DULUTH – The one thing most all parents could agree on, it seemed, was that none of the options were right.
Duluth's school district hosted meetings Wednesday and Thursday nights to gather feedback on the three scenarios released last week showing possible changes to school boundary lines. This redrawing process, which Superintendent Bill Gronseth says is usually done every three to five years to address overcrowding caused by population shifts, hasn't happened for more than a decade in Duluth.
More than 400 parents attended a loud, emotional meeting Wednesday in East High School atrium, where some yelled questions and criticism at officials conducting the boundary study. Fewer than 200 parents came to Denfeld High School on a snowy Thursday night, a more subdued meeting where feelings still ran high.
The contrast perhaps illustrates the East-West divide the school district said this boundary study is addressing. A disproportionate amount of the district's students of color and those on free or reduced lunch attend western Denfeld and Lincoln Park Middle School. These schools also have fewer total students than their eastern counterparts.

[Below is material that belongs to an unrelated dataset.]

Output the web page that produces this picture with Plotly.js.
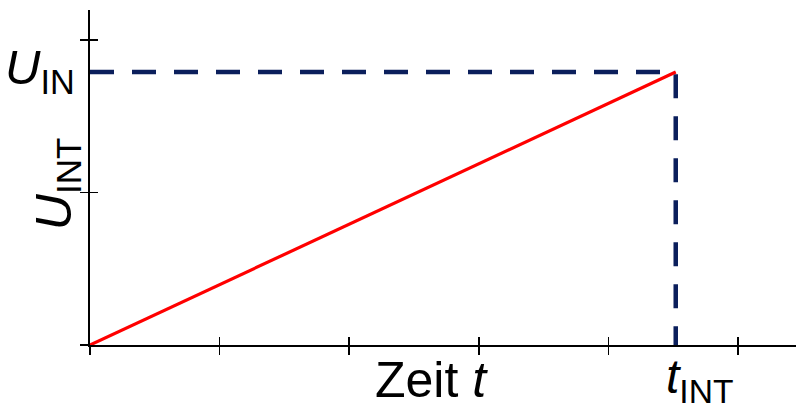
<!DOCTYPE html>
<html>
<head>
<meta charset="utf-8">
<script src="https://cdn.plot.ly/plotly-3.0.1.min.js"></script>
<style>html,body{margin:0;padding:0;background:#fff;}#chart{width:796px;height:407px;}</style>
</head>
<body>
<div id="chart"></div>
<script>
// Data (in axis units: one tick step = 1)
const xTicks = [0, 1, 2, 3, 4, 5];
const yTicks = [0, 1, 2];
const tInt = 4.52;      // integration time t_INT
const uIn = 1.79;       // input voltage U_IN
const rampX = [0, tInt];
const rampY = [0, uIn];
const guideX = [0, tInt, tInt];
const guideY = [uIn, uIn, 0];
const xRange = [0, 5.448];
const yRange = [0, 2.197];

const FONT = 'Liberation Sans, Arial, sans-serif';

const traces = [
  {x: guideX, y: guideY, mode: 'lines', line: {color: '#0b1f5c', width: 4.5, dash: '24px,18px'}, hoverinfo: 'skip'},
  {x: rampX, y: rampY, mode: 'lines', line: {color: '#ff0000', width: 3.2}, hoverinfo: 'skip'},
  {x: [0], y: [0], xaxis: 'x2', yaxis: 'y2', mode: 'markers', marker: {opacity: 0}, hoverinfo: 'skip'}
];

const axBase = {
  showgrid: false, zeroline: false, showticklabels: false,
  tickcolor: '#000', tickwidth: 1.6, ticklen: 8, tickmode: 'array'
};

const layout = {
  width: 796, height: 407,
  margin: {l: 90, r: 0, t: 10, b: 62},
  paper_bgcolor: '#fff', plot_bgcolor: '#fff',
  showlegend: false,
  font: {family: FONT, color: '#000'},
  xaxis: Object.assign({}, axBase, {range: xRange, tickvals: xTicks, ticks: 'outside', showline: true, linecolor: '#000', linewidth: 2}),
  yaxis: Object.assign({}, axBase, {range: yRange, tickvals: yTicks, ticks: 'outside', showline: true, linecolor: '#000', linewidth: 2}),
  xaxis2: Object.assign({}, axBase, {range: xRange, tickvals: xTicks, ticks: 'inside', overlaying: 'x', anchor: 'y2', showline: false}),
  yaxis2: Object.assign({}, axBase, {range: yRange, tickvals: yTicks, ticks: 'inside', overlaying: 'y', anchor: 'x2', showline: false}),
  annotations: [
    {text: '<i>U</i><sub>IN</sub>', xref: 'x', yref: 'y', x: 0, y: uIn, xanchor: 'right', yanchor: 'middle', xshift: -13, yshift: 2, showarrow: false, font: {size: 49, family: FONT}},
    {text: '<i>t</i><sub>INT</sub>', xref: 'x', yref: 'y', x: tInt, y: 0, xanchor: 'left', yanchor: 'top', xshift: -12, yshift: -3, showarrow: false, font: {size: 48, family: FONT}},
    {text: 'Zeit <i>t</i>', xref: 'paper', yref: 'paper', x: 0.484, y: 0, xanchor: 'center', yanchor: 'top', yshift: -5, showarrow: false, font: {size: 50, family: FONT}},
    {text: '<i>U</i><sub>INT</sub>', xref: 'paper', yref: 'paper', x: 0, y: 0.48, xanchor: 'center', yanchor: 'middle', xshift: -33, textangle: -90, showarrow: false, font: {size: 50, family: FONT}}
  ]
};

Plotly.newPlot('chart', traces, layout, {staticPlot: true, displayModeBar: false});
</script>
</body>
</html>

In the 2018-19 academic year, 74% of test-taking students at East met the state's reading standards, while just 47% of students at Denfeld were deemed proficient. A similar gap existed between math scores and could also be seen comparing the scores of students at Ordean East Middle School and Lincoln Park.
Parents at both meetings called disparities like these concerning, noting too that Denfeld offers fewer Advanced Placement and College In the School courses than East because it currently has fewer students to sign up for those classes.
But many also argued that these attempts to address the imbalances would cause transportation nightmares, disrupt neighborhoods and potentially diminish the value of the property they purchased with their children's schooling in mind.
"It's a complete mess," said Jody Roberts, whose children are in fifth and third grade at Duluth Edison Charter School and are currently slated to attend East — though that could change depending on how the boundary study affects their central hillside home.